We also find merit in Appellees/Cross–Appellants' argument that the trial court erred in awarding attorney's fees on the partnership accounting claim to and against parties who were not partners. It is undisputed that neither Appellant/Cross–Appellee Cleone C. Chastain nor Appellee/Cross–Appellant Barbara B. Chastain was a partner in the partnership at issue. As the Third District has explained, the costs of a suit for a partnership accounting, including the fees of attorneys and experts, are to be paid out of the partnership estate. See Lipsig v. Ramlawi, 760 So.2d 170, 191 (Fla. 3d DCA 2000). If that is insufficient, the costs are to be borne by the partners in proportion to their respective partnership shares unless the trial court chooses to exercise discretion and charges more costs to one or some of the partners. Id. Because the wives were not partners, Appellant/Cross–Appellee Cleone C. Chastain was not entitled to an attorney's fee on the accounting claim, and Appellee/Cross–Appellant Barbara B. Chastain was not responsible for any fees on that claim.
In conclusion, we reverse the Final Judgment Awarding Attorney's Fees and both attorney's fee awards.

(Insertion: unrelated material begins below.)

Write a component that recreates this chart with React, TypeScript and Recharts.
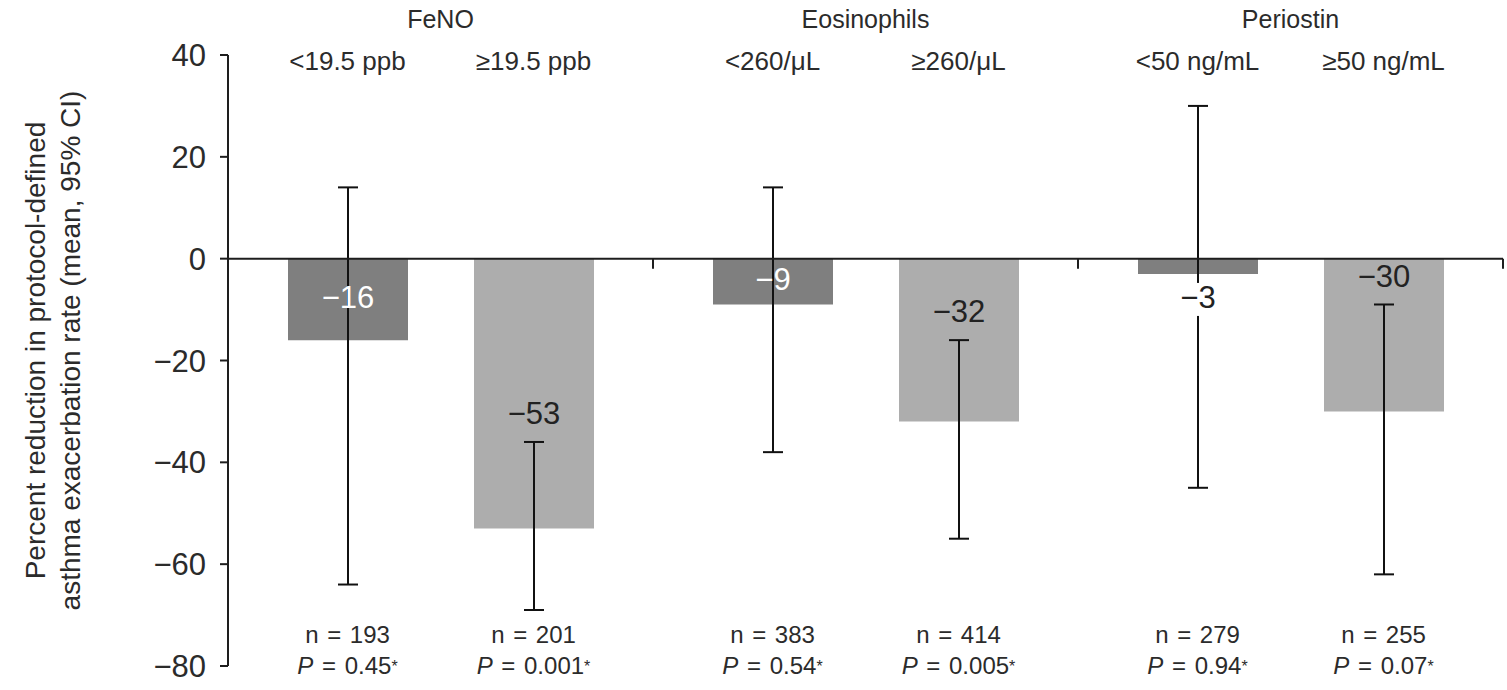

Although the trial court found in its Order on Entitlement to Attorney's Fees that Appellees/Cross–Appellants were also entitled to fees under section 44.103, which is a finding that has not been challenged in this proceeding, the award as set forth in the Order on Attorney's Fees was based only upon section 768.79. Therefore, on remand, the trial court should determine the amount owed to Appellees/Cross–Appellants pursuant to section 44.103. As for Appellants/Cross–Appellees, the trial court may only award fees for the services that their attorneys performed on the partition and accounting claims and not for any work performed on the fraud claims. Any fees ordered to be paid on the accounting claim should be paid by and to the former partners of the dissolved partnership.
REVERSED and REMANDED for further proceedings.